--- Material ---

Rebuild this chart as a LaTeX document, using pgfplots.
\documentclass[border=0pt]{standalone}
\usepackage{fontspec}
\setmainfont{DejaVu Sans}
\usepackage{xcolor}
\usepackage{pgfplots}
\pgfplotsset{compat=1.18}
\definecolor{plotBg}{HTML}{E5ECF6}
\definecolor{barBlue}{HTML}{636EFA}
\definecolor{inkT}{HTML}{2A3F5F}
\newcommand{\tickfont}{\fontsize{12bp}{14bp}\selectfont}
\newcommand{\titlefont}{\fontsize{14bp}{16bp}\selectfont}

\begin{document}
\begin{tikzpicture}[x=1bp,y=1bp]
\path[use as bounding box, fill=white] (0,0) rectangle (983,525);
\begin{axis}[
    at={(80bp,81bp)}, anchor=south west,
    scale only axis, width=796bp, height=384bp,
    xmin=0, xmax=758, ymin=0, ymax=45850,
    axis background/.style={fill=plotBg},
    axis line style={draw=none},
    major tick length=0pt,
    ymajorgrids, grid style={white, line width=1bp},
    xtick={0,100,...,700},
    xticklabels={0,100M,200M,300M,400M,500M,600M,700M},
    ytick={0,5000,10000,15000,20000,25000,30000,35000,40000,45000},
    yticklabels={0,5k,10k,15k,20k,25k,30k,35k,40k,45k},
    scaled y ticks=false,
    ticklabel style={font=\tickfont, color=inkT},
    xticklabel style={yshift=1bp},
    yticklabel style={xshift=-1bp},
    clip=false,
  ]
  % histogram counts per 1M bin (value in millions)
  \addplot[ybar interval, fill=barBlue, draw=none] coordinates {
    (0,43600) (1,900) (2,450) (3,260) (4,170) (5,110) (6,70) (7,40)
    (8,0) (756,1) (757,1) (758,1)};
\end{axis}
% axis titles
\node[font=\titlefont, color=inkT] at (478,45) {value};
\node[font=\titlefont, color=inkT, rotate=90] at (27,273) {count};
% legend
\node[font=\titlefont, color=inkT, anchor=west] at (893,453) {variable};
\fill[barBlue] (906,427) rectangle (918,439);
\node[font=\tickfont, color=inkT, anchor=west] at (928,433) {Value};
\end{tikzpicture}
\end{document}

---

:: Exercise goal ::
Give every line of the material again, exactly as it reads.

:: Worked solution ::
Rebuild this chart as a LaTeX document, using pgfplots.
\documentclass[border=0pt]{standalone}
\usepackage{fontspec}
\setmainfont{DejaVu Sans}
\usepackage{xcolor}
\usepackage{pgfplots}
\pgfplotsset{compat=1.18}
\definecolor{plotBg}{HTML}{E5ECF6}
\definecolor{barBlue}{HTML}{636EFA}
\definecolor{inkT}{HTML}{2A3F5F}
\newcommand{\tickfont}{\fontsize{12bp}{14bp}\selectfont}
\newcommand{\titlefont}{\fontsize{14bp}{16bp}\selectfont}

\begin{document}
\begin{tikzpicture}[x=1bp,y=1bp]
\path[use as bounding box, fill=white] (0,0) rectangle (983,525);
\begin{axis}[
    at={(80bp,81bp)}, anchor=south west,
    scale only axis, width=796bp, height=384bp,
    xmin=0, xmax=758, ymin=0, ymax=45850,
    axis background/.style={fill=plotBg},
    axis line style={draw=none},
    major tick length=0pt,
    ymajorgrids, grid style={white, line width=1bp},
    xtick={0,100,...,700},
    xticklabels={0,100M,200M,300M,400M,500M,600M,700M},
    ytick={0,5000,10000,15000,20000,25000,30000,35000,40000,45000},
    yticklabels={0,5k,10k,15k,20k,25k,30k,35k,40k,45k},
    scaled y ticks=false,
    ticklabel style={font=\tickfont, color=inkT},
    xticklabel style={yshift=1bp},
    yticklabel style={xshift=-1bp},
    clip=false,
  ]
  % histogram counts per 1M bin (value in millions)
  \addplot[ybar interval, fill=barBlue, draw=none] coordinates {
    (0,43600) (1,900) (2,450) (3,260) (4,170) (5,110) (6,70) (7,40)
    (8,0) (756,1) (757,1) (758,1)};
\end{axis}
% axis titles
\node[font=\titlefont, color=inkT] at (478,45) {value};
\node[font=\titlefont, color=inkT, rotate=90] at (27,273) {count};
% legend
\node[font=\titlefont, color=inkT, anchor=west] at (893,453) {variable};
\fill[barBlue] (906,427) rectangle (918,439);
\node[font=\tickfont, color=inkT, anchor=west] at (928,433) {Value};
\end{tikzpicture}
\end{document}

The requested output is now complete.